Your instructions: Images should be left out, and everything else in the listing reproduced exactly.
..........
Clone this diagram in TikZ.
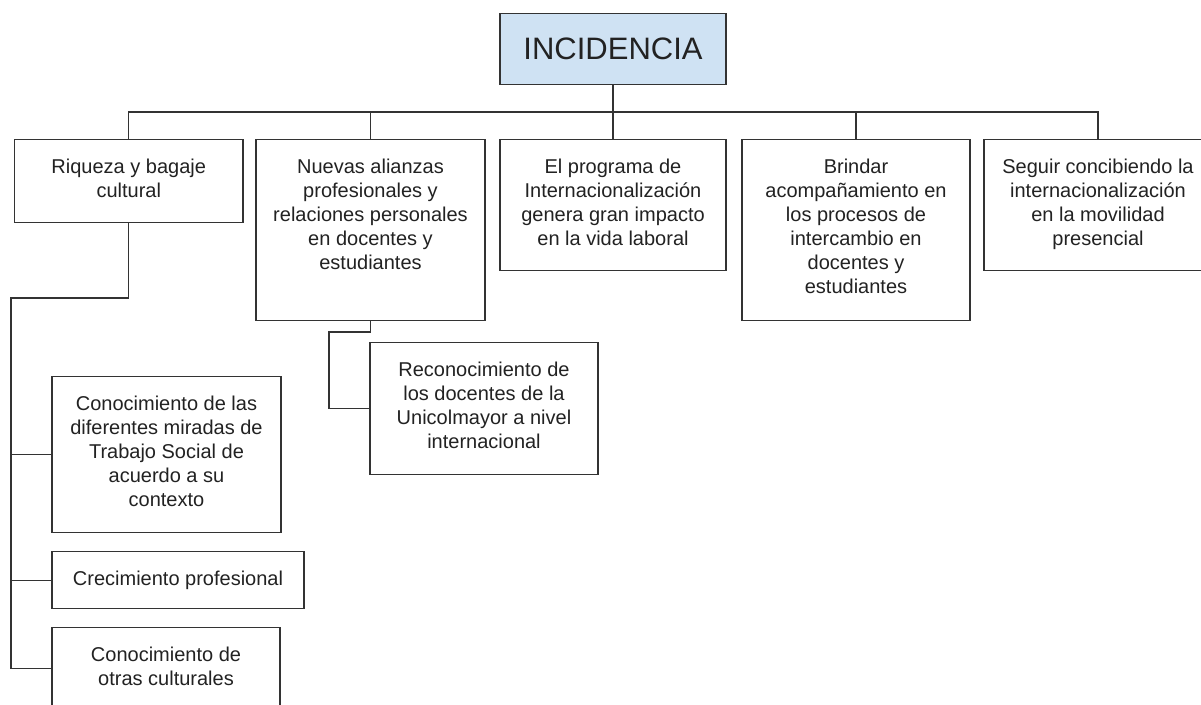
\documentclass[tikz,border=0pt]{standalone}
\usepackage{fontspec}
\setmainfont{Liberation Sans}
\usetikzlibrary{calc}
\definecolor{linea}{HTML}{333333}
\definecolor{texto}{HTML}{222222}
\definecolor{celeste}{HTML}{CFE2F3}
\newcommand{\caja}[3]{\begin{minipage}[t][#2pt][t]{#1pt}\centering\vspace*{17pt}\strut#3\end{minipage}}

\begin{document}
\begin{tikzpicture}[x=1pt,y=-1pt,line width=1.3pt,
  rama/.style={draw=linea,text=texto,inner sep=0pt,anchor=north,font=\fontsize{20}{24}\selectfont},
  raiz/.style={draw=linea,fill=celeste,text=texto,minimum width=226pt,minimum height=71pt,anchor=north,font=\fontsize{31}{36}\selectfont}]
\clip (0,0) rectangle (1201,704);
\fill[white] (0,0) rectangle (1201,704);
\node[raiz] (inc) at (613,13) {INCIDENCIA};
\node[rama] (riq) at (128.75,139) {\caja{228.5}{83}{Riqueza y bagaje\\cultural}};
\node[rama] (ali) at (370.5,139) {\caja{229}{181}{Nuevas alianzas\\profesionales y\\relaciones personales\\en docentes y\\estudiantes}};
\node[rama] (prog) at (613,139) {\caja{226}{131}{El programa de\\Internacionalización\\genera gran impacto\\en la vida laboral}};
\node[rama] (bri) at (856,139) {\caja{228}{181}{Brindar\\acompañamiento en\\los procesos de\\intercambio en\\docentes y\\estudiantes}};
\node[rama] (seg) at (1098,139) {\caja{228}{131}{Seguir concibiendo la\\internacionalización\\en la movilidad\\presencial}};
\node[rama] (rec) at (484,342) {\caja{228}{132}{Reconocimiento de\\los docentes de la\\Unicolmayor a nivel\\internacional}};
\node[rama] (mir) at (166.5,376) {\caja{229}{156}{Conocimiento de las\\diferentes miradas de\\Trabajo Social de\\acuerdo a su\\contexto}};
\node[rama] (cre) at (178,551) {\caja{252}{57}{Crecimiento profesional}};
\node[rama] (otr) at (166,627) {\caja{228}{82}{Conocimiento de\\otras culturales}};
\coordinate (bus) at (0,112);
\coordinate (eje) at (11,298);
\coordinate (codo) at (329,332);
\draw[linea] (riq.north) |- (bus -| seg.north) -- (seg.north);
\draw[linea] (inc.south) -- (prog.north);
\foreach \b in {ali,bri}{\draw[linea] (\b.north) -- (\b.north |- bus);}
\draw[linea] (riq.south) |- (eje) |- (otr.west);
\foreach \b in {mir,cre}{\draw[linea] (eje |- \b.west) -- (\b.west);}
\draw[linea] (ali.south) |- (codo) |- (rec.west);
\end{tikzpicture}
\end{document}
..........
Written reply:
Clone this diagram in TikZ.
\documentclass[tikz,border=0pt]{standalone}
\usepackage{fontspec}
\setmainfont{Liberation Sans}
\usetikzlibrary{calc}
\definecolor{linea}{HTML}{333333}
\definecolor{texto}{HTML}{222222}
\definecolor{celeste}{HTML}{CFE2F3}
\newcommand{\caja}[3]{\begin{minipage}[t][#2pt][t]{#1pt}\centering\vspace*{17pt}\strut#3\end{minipage}}

\begin{document}
\begin{tikzpicture}[x=1pt,y=-1pt,line width=1.3pt,
  rama/.style={draw=linea,text=texto,inner sep=0pt,anchor=north,font=\fontsize{20}{24}\selectfont},
  raiz/.style={draw=linea,fill=celeste,text=texto,minimum width=226pt,minimum height=71pt,anchor=north,font=\fontsize{31}{36}\selectfont}]
\clip (0,0) rectangle (1201,704);
\fill[white] (0,0) rectangle (1201,704);
\node[raiz] (inc) at (613,13) {INCIDENCIA};
\node[rama] (riq) at (128.75,139) {\caja{228.5}{83}{Riqueza y bagaje\\cultural}};
\node[rama] (ali) at (370.5,139) {\caja{229}{181}{Nuevas alianzas\\profesionales y\\relaciones personales\\en docentes y\\estudiantes}};
\node[rama] (prog) at (613,139) {\caja{226}{131}{El programa de\\Internacionalización\\genera gran impacto\\en la vida laboral}};
\node[rama] (bri) at (856,139) {\caja{228}{181}{Brindar\\acompañamiento en\\los procesos de\\intercambio en\\docentes y\\estudiantes}};
\node[rama] (seg) at (1098,139) {\caja{228}{131}{Seguir concibiendo la\\internacionalización\\en la movilidad\\presencial}};
\node[rama] (rec) at (484,342) {\caja{228}{132}{Reconocimiento de\\los docentes de la\\Unicolmayor a nivel\\internacional}};
\node[rama] (mir) at (166.5,376) {\caja{229}{156}{Conocimiento de las\\diferentes miradas de\\Trabajo Social de\\acuerdo a su\\contexto}};
\node[rama] (cre) at (178,551) {\caja{252}{57}{Crecimiento profesional}};
\node[rama] (otr) at (166,627) {\caja{228}{82}{Conocimiento de\\otras culturales}};
\coordinate (bus) at (0,112);
\coordinate (eje) at (11,298);
\coordinate (codo) at (329,332);
\draw[linea] (riq.north) |- (bus -| seg.north) -- (seg.north);
\draw[linea] (inc.south) -- (prog.north);
\foreach \b in {ali,bri}{\draw[linea] (\b.north) -- (\b.north |- bus);}
\draw[linea] (riq.south) |- (eje) |- (otr.west);
\foreach \b in {mir,cre}{\draw[linea] (eje |- \b.west) -- (\b.west);}
\draw[linea] (ali.south) |- (codo) |- (rec.west);
\end{tikzpicture}
\end{document}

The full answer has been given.